Blog o’ the Humours

In which one modern American man, semi-permeable in both mind and body, through rarefied feats of biochemical introspection (powered by an impeccably cursory knowledge of contemporary biochemistry in admixture with an equally negligible grounding in thoroughly discredited medical theories of antiquity), (a) pinpoints the one internalized substance that has bested all others to govern his thought, temperament, behavior, and overall mojo on a given day, and (b) offers random ruminations on same.

Tuesday, February 21, 2006

The BotH Manifesto

In these information-challenged times, an era in which it can be so arduous to discover, say, what our friends, our loved ones, or even perfect strangers have eaten on a given day; or which movies, books, or CDs they judge to rule, and which, alas, to suck; or whom they think is cute, or not so very; or what adorable thing the cat did; or exactly which part of one’s body them sumbitches in office may consider themselves free to kiss, and often…. In this day and age, simply put, a weblog is too rare and important a thing to leave either to chance or to newfangled whims.

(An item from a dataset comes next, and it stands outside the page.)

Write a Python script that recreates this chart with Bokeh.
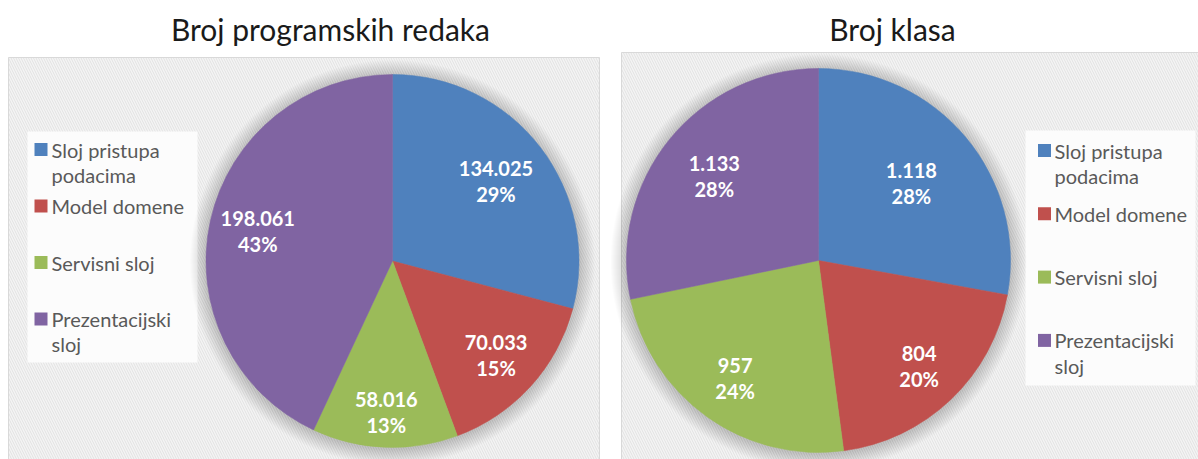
import numpy as np
from bokeh.plotting import figure
from bokeh.layouts import row
from bokeh.models import Range1d, ColumnDataSource
from bokeh.core.properties import value
from bokeh.embed import file_html
from bokeh.resources import INLINE

# ---------------- data ----------------
categories = ["Sloj pristupa podacima", "Model domene", "Servisni sloj", "Prezentacijski sloj"]
legend_labels = ["Sloj pristupa\npodacima", "Model domene", "Servisni sloj", "Prezentacijski\nsloj"]
colors = ["#4F81BD", "#C0504D", "#9BBB59", "#8064A2"]
lines_of_code = [134025, 70033, 58016, 198061]
class_counts = [1118, 804, 957, 1133]
titles = ["Broj programskih redaka", "Broj klasa"]

# ---------------- styles ----------------
H = 459
FONT = "Lato"


def Y(py):
    return H - py


def fmt(v):
    return f"{v:,}".replace(",", ".")


def make_panel(width, title, title_x, vals, cx, cy, r, panel_x0, panel_x1, panel_top,
               lbox, sq_x, txt_x, row_y0, row_dy, fracs):
    p = figure(width=width, height=H, output_backend="svg", toolbar_location=None,
               x_range=Range1d(0, width), y_range=Range1d(0, H),
               x_axis_type=None, y_axis_type=None, min_border=0,
               outline_line_color=None, background_fill_color="white",
               border_fill_color="white")
    p.grid.visible = False

    # panel background (hatched)
    p.quad(left=panel_x0, right=panel_x1, top=Y(panel_top), bottom=Y(H + 5),
           fill_color="#f4f4f4", line_color="#d9d9d9", line_width=1,
           hatch_pattern="\\", hatch_color="#e2e2e2", hatch_scale=5, hatch_weight=1)

    # legend background
    p.quad(left=lbox[0], right=lbox[1], top=Y(lbox[2]), bottom=Y(lbox[3]),
           fill_color="#fcfcfc", line_color=None)

    # soft shadow
    for k in range(16, 0, -1):
        p.circle(x=cx, y=Y(cy) - 1.5, radius=r + k, fill_color="black",
                 fill_alpha=0.011, line_color=None)

    vals = np.array(vals, dtype=float)
    frac = vals / vals.sum()
    cum = np.concatenate([[0], np.cumsum(frac)])
    start = np.pi / 2 - 2 * np.pi * cum[:-1]
    end = np.pi / 2 - 2 * np.pi * cum[1:]
    mid = (start + end) / 2
    rr = np.array(fracs) * r
    lx = cx + rr * np.cos(mid)
    ly = Y(cy) + rr * np.sin(mid)
    labels = [f"{fmt(int(v))}\n{round(f * 100)}%" for v, f in zip(vals, frac)]

    src = ColumnDataSource(dict(start=start, end=end, color=colors, lx=lx, ly=ly,
                                label=labels, cat=categories))
    p.wedge(x=cx, y=Y(cy), radius=r, start_angle="start", end_angle="end",
            direction="clock", fill_color="color", line_color="color", line_width=0.5,
            source=src)
    p.text(x="lx", y="ly", text="label", source=src, text_color="white",
           text_font=value(FONT), text_font_style="bold", text_font_size="20px",
           text_align="center", text_baseline="middle", text_line_height=1.09)

    # legend
    n = len(categories)
    ry = [Y(row_y0 + i * row_dy) for i in range(n)]
    lsrc = ColumnDataSource(dict(x=[sq_x] * n, tx=[txt_x] * n, y=ry, color=colors,
                                 label=legend_labels))
    p.rect(x="x", y="y", width=13, height=13, fill_color="color", line_color=None,
           source=lsrc)
    p.text(x="tx", y="y", text="label", source=lsrc, text_color="#595959",
           text_font=value(FONT), text_font_size="20px", text_align="left",
           text_baseline="top", text_line_height=1.05, y_offset=-12)

    # title
    p.text(x=[title_x], y=[Y(28)], text=[title], text_color="#1a1a1a",
           text_font=value(FONT), text_font_size="30px", text_align="center",
           text_baseline="middle")
    return p


left = make_panel(610, titles[0], 330, lines_of_code, 392, 260.5, 186.5,
                  8, 599, 57, (27, 197, 131, 362), 40.5, 51, 149, 56.5,
                  [0.70, 0.75, 0.81, 0.74])
right = make_panel(588, titles[1], 282, class_counts, 208, 260, 192,
                   11, 600, 52, (415, 585, 130, 385), 434, 444, 150, 63.3,
                   [0.63, 0.76, 0.75, 0.70])

layout = row(left, right, spacing=0)
open("out.html", "w").write(file_html(layout, INLINE))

Thus, the Blog o’ the Humours. Grounded in one of the most illustrious and thoroughly discredited medical theories of antiquity—Hippocrates’ system of the Four Humours—this blog will pinpoint the substance (or “humour”) that has had the most profound influence upon the blog’s author on a given day and offer commentary (read: wild guesses and pitiful excuses) as to why the author believes this to be so.

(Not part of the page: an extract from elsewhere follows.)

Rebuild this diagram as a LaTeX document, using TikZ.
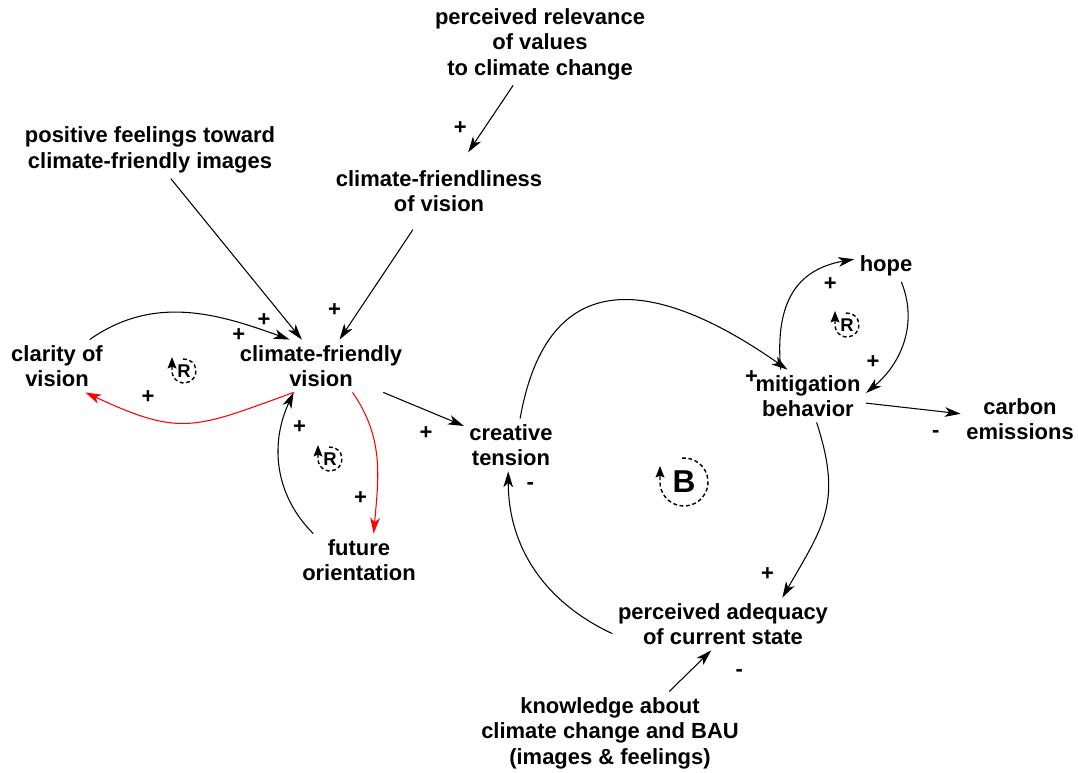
\documentclass[tikz,border=0pt]{standalone}
\usepackage{fontspec}
\setmainfont{Liberation Sans}
\usetikzlibrary{arrows.meta}

\begin{document}
\begin{tikzpicture}[x=0.02cm,y=0.02cm]
	\tikzstyle{var} = [align=center, inner sep=3pt, font=\bfseries\fontsize{12.5}{14.5}\selectfont];
	\tikzstyle{link} = [line width=0.6pt, -{Stealth[length=9pt,width=5.5pt,inset=2.5pt]}];
	\tikzstyle{redlink} = [link, draw=red];
	\tikzstyle{sign} = [inner sep=0pt, font=\bfseries\fontsize{12.5}{14.5}\selectfont];
	\tikzstyle{loopname} = [inner sep=0pt, font=\bfseries\fontsize{10.5}{10.5}\selectfont];
	\tikzstyle{loopline} = [line width=0.8pt, dash pattern=on 2.2pt off 1.5pt, -{Stealth[length=6.5pt,width=5pt,inset=1pt]}];

	\useasboundingbox (0,0) rectangle (1078,773);

	\node [var] (relevance) at (540,729) {perceived relevance\\of values\\to climate change};
	\node [var] (posfeel) at (150,623) {positive feelings toward\\climate-friendly images};
	\node [var, inner ysep=10pt] (friendliness) at (439,582) {climate-friendliness\\of vision};
	\node [var] (clarity) at (57,407) {clarity of\\vision};
	\node [var] (cfv) at (321,407) {climate-friendly\\vision};
	\node [var] (future) at (359,213) {future\\orientation};
	\node [var] (tension) at (511,328) {creative\\tension};
	\node [var] (hope) at (886,507) {hope};
	\node [var] (mitigation) at (808,377) {mitigation\\behavior};
	\node [var] (carbon) at (1020,354) {carbon\\emissions};
	\node [var] (adequacy) at (723,149) {perceived adequacy\\of current state};
	\node [var] (knowledge) at (610,40) {knowledge about\\climate change and BAU\\(images \& feelings)};

	% links into the vision
	\draw [link] (relevance.237) -- node [sign, pos=1, xshift=-4.5pt, yshift=13.6pt] {+} (friendliness.53);
	\draw [link] (posfeel.306) -- node [sign, pos=1, xshift=-21.5pt, yshift=11.3pt] {+} (cfv.126);
	\draw [link] (friendliness.236) -- node [sign, pos=1, xshift=-2.8pt, yshift=17pt] {+} (cfv.55);
	\draw [link] (clarity.39) to[out=35,in=160] node [sign, pos=1, xshift=-28.9pt, yshift=2.8pt] {+} (cfv.140);
	\draw [redlink] (cfv.224) to[out=200,in=-25,looseness=1.3] node [sign, pos=1, xshift=35.7pt, yshift=-2.8pt] {+} (clarity.317);
	\draw [redlink] (cfv.320) to[out=-55,in=85] node [sign, pos=1, xshift=-7.4pt, yshift=20.4pt] {+} (future.61);
	\draw [link] (future.150) to[out=135,in=-115] node [sign, pos=1, xshift=3.4pt, yshift=-19.8pt] {+} (cfv.224);
	\draw [link] (cfv.337) -- node [sign, pos=1, xshift=-21.5pt, yshift=-4pt] {+} (tension.158);

	% balancing loop
	\draw [link] (adequacy.185) to[out=155,in=-90] node [sign, pos=1, xshift=12.5pt, yshift=-8.5pt] {-} (tension.264);
	\draw [link] (tension.71) to[out=80,in=145,looseness=1.5] node [sign, pos=1, xshift=-20.4pt, yshift=-4pt] {+} (mitigation.128);
	\draw [link] (mitigation.288) to[out=-72,in=60,looseness=1.2] node [sign, pos=1, xshift=-8.5pt, yshift=13.6pt] {+} (adequacy.24);
	\draw [link] (knowledge.35) -- node [sign, pos=1, xshift=15.9pt, yshift=-13pt] {-} (adequacy.246);

	% hope loop and emissions
	\draw [link] (mitigation.136) to[out=95,in=190,looseness=1.2] node [sign, pos=1, xshift=-13.6pt, yshift=-14.2pt] {+} (hope.168);
	\draw [link] (hope.314) to[out=-68,in=40] node [sign, pos=1, xshift=4pt, yshift=17.6pt] {+} (mitigation.3);
	\draw [link] (mitigation.353) -- node [sign, pos=1, xshift=-14.2pt, yshift=-11.3pt] {-} (carbon.175);

	% loop markers
	\node [loopname] (loopA) at (184,402) {R};
	\draw [loopline] (loopA) ++(95:12) arc (95:-180:12) -- ++(0,14);
	\node [loopname] (loopC) at (330,314) {R};
	\draw [loopline] (loopC) ++(95:12) arc (95:-180:12) -- ++(0,14);
	\node [loopname] (loopD) at (847,448) {R};
	\draw [loopline] (loopD) ++(95:12) arc (95:-180:12) -- ++(0,14);
	\node [loopname, font=\bfseries\fontsize{18}{18}\selectfont] (loopB) at (684,291) {B};
	\draw [loopline] (loopB) ++(95:24) arc (95:-180:24) -- ++(0,16);
\end{tikzpicture}
\end{document}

But lest you think this blog will present no more varied fare than a daily trudge through —as Hippocrates had it—blood, phlegm, and the two biles, yellow and black, please know that Blog o’ the Humours (“BotH,” to its friends), like its author, is an entirely contemporary and semi-permeable membrane, open to invading substances that border on the innumerable (dioxins and furans and pthalates, oh my!)—a condition that will be faithfully reflected in the Humour du Jour. So if the mood herein begins to seem sanguine, phlegmatic, choleric, or melancholic at times (to switch to Galen’s sense of Humours), please rest assured that the polychlorinic, the benzinic, and the heavy metallic are not far behind.

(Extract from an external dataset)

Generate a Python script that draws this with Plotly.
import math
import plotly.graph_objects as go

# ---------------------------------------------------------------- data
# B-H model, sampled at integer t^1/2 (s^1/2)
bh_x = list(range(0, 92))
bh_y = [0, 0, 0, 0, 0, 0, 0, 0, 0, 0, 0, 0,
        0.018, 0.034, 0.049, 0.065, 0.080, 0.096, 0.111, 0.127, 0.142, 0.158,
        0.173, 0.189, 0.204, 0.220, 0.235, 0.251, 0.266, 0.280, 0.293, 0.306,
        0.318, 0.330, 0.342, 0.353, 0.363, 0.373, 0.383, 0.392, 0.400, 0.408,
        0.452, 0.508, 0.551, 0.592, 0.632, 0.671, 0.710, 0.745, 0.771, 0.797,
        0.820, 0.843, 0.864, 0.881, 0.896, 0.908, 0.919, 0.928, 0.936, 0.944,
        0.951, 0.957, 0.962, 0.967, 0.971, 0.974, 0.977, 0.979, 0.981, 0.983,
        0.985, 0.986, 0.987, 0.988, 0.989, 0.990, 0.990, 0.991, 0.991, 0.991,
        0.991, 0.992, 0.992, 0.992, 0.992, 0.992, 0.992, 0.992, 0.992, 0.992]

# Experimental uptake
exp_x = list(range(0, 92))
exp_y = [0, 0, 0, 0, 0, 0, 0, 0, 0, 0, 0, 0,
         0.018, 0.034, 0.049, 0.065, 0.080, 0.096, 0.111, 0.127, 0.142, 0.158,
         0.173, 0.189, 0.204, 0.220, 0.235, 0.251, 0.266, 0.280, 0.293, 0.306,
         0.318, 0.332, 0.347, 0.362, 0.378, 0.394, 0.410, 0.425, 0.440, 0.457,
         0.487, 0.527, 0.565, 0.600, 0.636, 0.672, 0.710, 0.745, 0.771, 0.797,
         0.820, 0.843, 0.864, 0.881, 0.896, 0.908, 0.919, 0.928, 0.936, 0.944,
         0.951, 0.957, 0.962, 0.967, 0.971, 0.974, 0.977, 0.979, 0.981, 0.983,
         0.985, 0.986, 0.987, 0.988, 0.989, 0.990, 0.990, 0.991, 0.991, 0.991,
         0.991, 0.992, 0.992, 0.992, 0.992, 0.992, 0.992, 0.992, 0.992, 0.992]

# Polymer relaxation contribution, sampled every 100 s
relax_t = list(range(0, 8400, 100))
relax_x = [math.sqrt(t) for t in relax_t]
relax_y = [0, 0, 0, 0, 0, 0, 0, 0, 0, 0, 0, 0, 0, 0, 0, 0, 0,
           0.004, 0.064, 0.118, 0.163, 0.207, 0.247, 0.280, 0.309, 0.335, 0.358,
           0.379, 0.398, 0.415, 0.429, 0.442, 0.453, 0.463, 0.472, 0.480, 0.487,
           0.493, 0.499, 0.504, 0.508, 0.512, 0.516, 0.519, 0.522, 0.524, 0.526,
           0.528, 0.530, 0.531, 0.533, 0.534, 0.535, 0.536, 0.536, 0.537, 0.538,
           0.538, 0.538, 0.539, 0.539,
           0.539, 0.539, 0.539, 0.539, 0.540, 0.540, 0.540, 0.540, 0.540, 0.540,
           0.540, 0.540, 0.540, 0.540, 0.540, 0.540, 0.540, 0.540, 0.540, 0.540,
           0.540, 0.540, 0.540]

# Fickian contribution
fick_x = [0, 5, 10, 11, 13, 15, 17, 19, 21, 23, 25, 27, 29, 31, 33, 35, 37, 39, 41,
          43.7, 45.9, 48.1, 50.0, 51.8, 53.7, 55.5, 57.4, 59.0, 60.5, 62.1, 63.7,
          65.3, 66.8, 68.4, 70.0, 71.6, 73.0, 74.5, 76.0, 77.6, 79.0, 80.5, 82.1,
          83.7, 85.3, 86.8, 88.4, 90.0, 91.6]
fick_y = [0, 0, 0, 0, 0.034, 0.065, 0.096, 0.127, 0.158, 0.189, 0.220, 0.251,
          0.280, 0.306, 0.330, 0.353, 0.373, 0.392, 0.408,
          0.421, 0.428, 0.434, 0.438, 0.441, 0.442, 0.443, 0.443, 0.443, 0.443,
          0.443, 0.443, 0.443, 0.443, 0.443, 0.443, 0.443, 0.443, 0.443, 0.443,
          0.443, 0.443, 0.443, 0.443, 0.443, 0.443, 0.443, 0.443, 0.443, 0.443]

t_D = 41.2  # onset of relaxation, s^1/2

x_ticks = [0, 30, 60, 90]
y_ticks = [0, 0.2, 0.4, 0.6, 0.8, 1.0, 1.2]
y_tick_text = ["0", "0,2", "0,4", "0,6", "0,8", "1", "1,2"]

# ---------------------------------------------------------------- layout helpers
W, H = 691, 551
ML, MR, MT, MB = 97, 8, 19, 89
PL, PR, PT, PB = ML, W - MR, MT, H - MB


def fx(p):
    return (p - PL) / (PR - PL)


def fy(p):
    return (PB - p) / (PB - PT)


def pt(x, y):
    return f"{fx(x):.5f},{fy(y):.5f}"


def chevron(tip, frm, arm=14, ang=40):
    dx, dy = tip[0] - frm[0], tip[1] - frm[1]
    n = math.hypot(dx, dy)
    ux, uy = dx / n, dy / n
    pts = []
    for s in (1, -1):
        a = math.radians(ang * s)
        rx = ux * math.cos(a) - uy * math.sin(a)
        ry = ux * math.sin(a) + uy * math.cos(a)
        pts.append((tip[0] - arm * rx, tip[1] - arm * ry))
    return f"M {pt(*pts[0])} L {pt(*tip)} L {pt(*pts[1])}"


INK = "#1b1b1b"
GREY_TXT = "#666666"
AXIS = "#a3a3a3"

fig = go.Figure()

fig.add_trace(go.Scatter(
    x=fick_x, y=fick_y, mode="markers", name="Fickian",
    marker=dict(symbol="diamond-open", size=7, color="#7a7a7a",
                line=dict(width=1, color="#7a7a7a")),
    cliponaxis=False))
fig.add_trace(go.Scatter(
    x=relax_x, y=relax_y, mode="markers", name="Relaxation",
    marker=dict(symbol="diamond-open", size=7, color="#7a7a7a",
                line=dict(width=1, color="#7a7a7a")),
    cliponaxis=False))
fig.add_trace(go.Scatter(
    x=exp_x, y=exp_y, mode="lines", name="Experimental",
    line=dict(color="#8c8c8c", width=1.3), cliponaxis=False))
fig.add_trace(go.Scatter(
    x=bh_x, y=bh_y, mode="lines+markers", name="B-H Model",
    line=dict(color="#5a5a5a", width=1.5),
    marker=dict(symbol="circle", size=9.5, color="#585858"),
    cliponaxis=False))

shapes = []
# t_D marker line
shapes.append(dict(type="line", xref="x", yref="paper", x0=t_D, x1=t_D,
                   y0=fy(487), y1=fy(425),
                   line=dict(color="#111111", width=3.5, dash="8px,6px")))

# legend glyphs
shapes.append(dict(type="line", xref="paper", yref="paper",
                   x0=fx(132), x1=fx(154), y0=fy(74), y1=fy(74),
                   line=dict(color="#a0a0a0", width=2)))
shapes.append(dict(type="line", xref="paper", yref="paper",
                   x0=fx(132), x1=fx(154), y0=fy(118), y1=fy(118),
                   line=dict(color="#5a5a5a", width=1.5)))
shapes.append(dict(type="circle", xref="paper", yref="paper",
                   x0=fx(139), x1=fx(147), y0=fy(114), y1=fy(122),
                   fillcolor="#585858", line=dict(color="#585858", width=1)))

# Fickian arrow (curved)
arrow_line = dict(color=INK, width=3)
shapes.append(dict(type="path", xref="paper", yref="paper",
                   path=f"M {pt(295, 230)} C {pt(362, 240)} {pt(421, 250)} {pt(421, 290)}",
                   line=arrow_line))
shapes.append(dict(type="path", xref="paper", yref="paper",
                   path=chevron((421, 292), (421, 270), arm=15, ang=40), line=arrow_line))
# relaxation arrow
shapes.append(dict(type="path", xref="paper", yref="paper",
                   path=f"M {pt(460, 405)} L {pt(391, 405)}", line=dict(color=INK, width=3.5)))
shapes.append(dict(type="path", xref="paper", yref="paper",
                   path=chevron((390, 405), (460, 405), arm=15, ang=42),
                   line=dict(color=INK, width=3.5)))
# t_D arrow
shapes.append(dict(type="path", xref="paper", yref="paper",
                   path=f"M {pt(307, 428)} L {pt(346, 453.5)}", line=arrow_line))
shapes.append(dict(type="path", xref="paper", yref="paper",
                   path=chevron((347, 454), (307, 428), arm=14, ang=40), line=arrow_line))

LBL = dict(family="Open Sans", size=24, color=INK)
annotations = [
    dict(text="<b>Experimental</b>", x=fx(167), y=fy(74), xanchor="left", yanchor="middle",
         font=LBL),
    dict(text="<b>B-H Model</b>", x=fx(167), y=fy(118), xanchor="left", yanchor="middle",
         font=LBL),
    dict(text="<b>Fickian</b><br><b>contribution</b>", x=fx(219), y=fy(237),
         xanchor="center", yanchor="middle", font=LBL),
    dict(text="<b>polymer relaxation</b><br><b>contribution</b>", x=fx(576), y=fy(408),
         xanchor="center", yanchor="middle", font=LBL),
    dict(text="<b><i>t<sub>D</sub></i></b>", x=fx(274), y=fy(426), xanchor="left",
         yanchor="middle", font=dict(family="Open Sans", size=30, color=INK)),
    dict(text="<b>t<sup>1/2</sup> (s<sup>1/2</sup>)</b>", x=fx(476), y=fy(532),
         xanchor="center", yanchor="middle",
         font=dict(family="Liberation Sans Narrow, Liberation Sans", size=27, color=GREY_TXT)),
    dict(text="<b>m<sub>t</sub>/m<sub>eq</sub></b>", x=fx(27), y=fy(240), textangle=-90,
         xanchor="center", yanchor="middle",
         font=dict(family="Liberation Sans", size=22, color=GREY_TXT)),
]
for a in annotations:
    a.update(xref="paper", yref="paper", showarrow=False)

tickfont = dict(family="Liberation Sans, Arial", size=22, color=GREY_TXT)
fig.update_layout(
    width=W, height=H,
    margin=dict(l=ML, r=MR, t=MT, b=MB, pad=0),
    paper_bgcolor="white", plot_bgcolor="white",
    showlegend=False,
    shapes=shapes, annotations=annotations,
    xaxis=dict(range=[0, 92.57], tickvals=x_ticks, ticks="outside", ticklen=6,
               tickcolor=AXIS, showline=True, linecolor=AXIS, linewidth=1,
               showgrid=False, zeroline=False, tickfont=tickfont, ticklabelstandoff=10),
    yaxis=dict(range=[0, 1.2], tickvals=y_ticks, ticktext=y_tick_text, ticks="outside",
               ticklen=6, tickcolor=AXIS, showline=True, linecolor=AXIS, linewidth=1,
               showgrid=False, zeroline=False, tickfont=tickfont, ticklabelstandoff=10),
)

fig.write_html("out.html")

Thanks for stopping by. On with the analysis!

* * * * *

Note: Two inspirations should be acknowledged here at the get-go. One is the somewhat new and more than a little chilling (for its discoveries, not its practice) field of biomonitoring, a.k.a. assessing the Body Burden imposed on you and me by our, ahem, chemically rich modern environments (bear with that linked page, folks, it can be slow to load). To summarize the study that partially inspired this blog, which I became aware of while doing some consulting for Whole Earth Magazine: in 2000, the Environmental Working Group in Washington, D.C., in collaboration with Mount Sinai School of Medicine in New York City, set out to measure the toxic-chemical contamination of nine test subjects—among them the DC-based journalist Bill Moyers and Marin County–based Michael Lerner, the president and founder of Commonweal, a health and environmental research institute. (Why just nine? These tests are very expensive, so they went high-profile on the test subjects to raise awareness.) While it will not, perhaps, strike many readers as odd that the entire test group was chock full o’ toxins, what was surprising to me, at least, was that Lerner, basically your typical tree-huggin’, granola-munchin’, clean-livin’ Marinara, had more toxins in his system than Moyers, the jet-hoppin’, late-night-airport-food-court dinin’, second-hand-smoke-in-public-places-inhalin’ Beltway-dweller. Can you win? No, you can’t win. But do check out the EWG site, if you can get it to load. You can also read more about Body Burden studies here. (I’m not as familiar with this organization, the “Coming Clean Network,” but I see one of the principals is Sharyle Patton, another Body Burden test subject and an expert on chemical transmission in breastmilk—as well as another Commonweal higher-up and Lerner’s wife to boot.)

The second inspiration wasn’t a conscious one at first, but it popped into my head recently, and now it seems pretty obvious: Primo Levi’s great book The Periodic Table, which you can buy from an independent bookseller here. So all props to Primo, and may no readers be so unkind as to compare my poor little blog to his work.

2 Comments:

Anonymous Anonymous said...

Ouch. I feel like I wanna stick a Brita filter in my gob and never remove.

Quick note on not-winning: NYC has famously followed your own homeland in banning smoking from all workplace environs. Bravo. But this has not, alas, done away with smokers as such. What it *has* done is concentrate them -- especially in these raking northeastern winters -- in furtive-yet-defiant clusters at the little arched entryways to our giant workhives. Thus are we now, every one of us, forced to pass through tunnels of secondhand death on our way to the spiritual death of cubeland. Someone's sick sense of symmetry, no doubt.

Rock on. Welcome to the 'sphere.

9:33 AM  
Anonymous Anonymous said...

Does Peet's French Roast not count as a humour that permeates, nay fuels, thy weltenschaaung?